Essas duas sensações são muito comuns. Acontece que a distância se desenvolveu e tomou caminhos muito complexos – assim como as nossas relações, pois essas duas instituições se interpenetram, onde uma faz a outra e a outra faz a primeira. A causa desta transformação não está aqui (esta perigosa tarefa fica para a posteridade), no entanto uma mínima reflexão sobre as distâncias é possível.
Neste dilema de Longeperto & Pertolonge, ainda existe espaço para definir Centro e Margem? Com essa gigantesca capacidade de encurtar as distâncias ou estender abismos, é possível estar perto ou longe daquilo que se tem nas mãos ou daquilo que se quer tocar? A tecnologia transformando nossas relações e nós transformando a tecnologia. Conectar é realmente conectar? Escrever poesia em Mato Grosso é estar distante de São Paulo? O quão longeperto estamos do centro e o quão pertolonge estamos da margem?
Em Cuiabá, Mato Grosso - o lugar onde este texto é escrito -, a nuvem de fumaça existe há muito tempo. Os céus já são escuros e o clima quente sempre carregou um certo desespero – e mais – um certo despreparo para tudo que, por exemplo, São Paulo enfrenta agora. Hoje, para além de ser um autor mato-grossense, sou um poeta e, portanto, tenho a revolta como um horizonte possível. Nas palavras de Helio Oticica:
Eu incorporo a revolta
E a vontade da revolta tem sido uma conexão forte entre os poetas de todo o Brasil. A revolta nos faz longeperto – nos permite sentir acolhidos, aproximam afinidades – e essa distância que dilata e comprime é um combustível para entender – e sentir – que estamos distantes da revolução – que é toda pautada no construir da história -, mas próximos, muito próximos da revolta, que é pautada, principalmente, no destruir do que está posto. Em Paulo Ferraz (meu conterrâneo que nunca vi ao vivo), encontro esta revolta que me é mãe e filha:
“(...)
Projeto o poema como
um artefato explosivo;
um composto de imagens
que uma vez detonado
despedace o edifício
de ignorância que grassa
(...)
Sentir essa revolta é uma solidariedade consigo mesmo. Um ato de profunda rebeldia interior. Imaginar este mundo possível e, mais do que se indignar, é armar poemas feito bomba. É fazer do muro a página, e da cidade o livro. Imaginar um novo povo, o povo que falta. Um povo que creia no mundo que ele deverá criar com o que de mundo nós deixamos a ele, como diria Viveiros de Castro. As distâncias se destroem enquanto a revolta do poema nos une.
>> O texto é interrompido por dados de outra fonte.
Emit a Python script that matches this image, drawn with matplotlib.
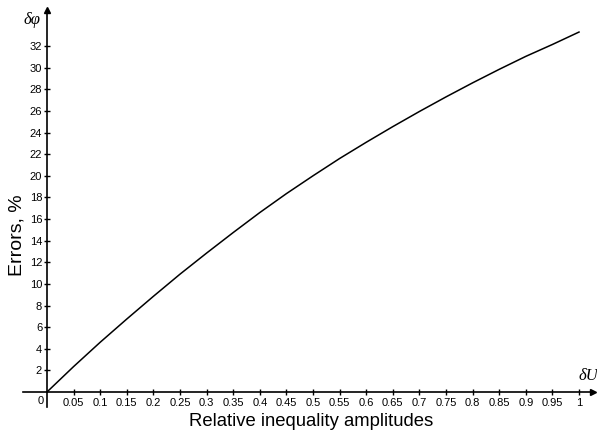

É necessário reclamar para si a violenta intensidade do poema e subverter os parâmetros de distância - e esta tarefa exige profunda reflexão, afinal, existem diversas variáveis sociais que podem propor caminhos mais longos, mas ainda acredito na genuína capacidade de se revoltar e repensar, realinhar, reestruturar, reconhecer no outro o que tem de potente.
“Existe uma diferença entre Fragilidade e Fraqueza.
A Fragilidade é o quão rápido você chega ao âmago, e não o quanto ele aguenta”.
(Michel Mellamed)
É mais do que urgente a apropriação de nossas distâncias. Nós iremos dizer quais são elas e conheceremos profundamente cada uma das nossas fronteiras, não com o intuito de protege-las, mas de devorá-las. Iremos virar o cânone de cabeça para baixo e dançar sob os esqueletos miúdos daqueles que um dia ousaram dizer que existem fronteiras insuperáveis – e daremos a essa dança a irreverência e a nossa cara. A cara que propõe um mundo possível, um mundo que celebra a revolta como estágio necessário da vida, um mundo que valoriza a queda tanto quanto o salto e o voo. Um mundo que para e aceita sua derrota. Repensa o novo e propõe a magnífica e explosiva poesia.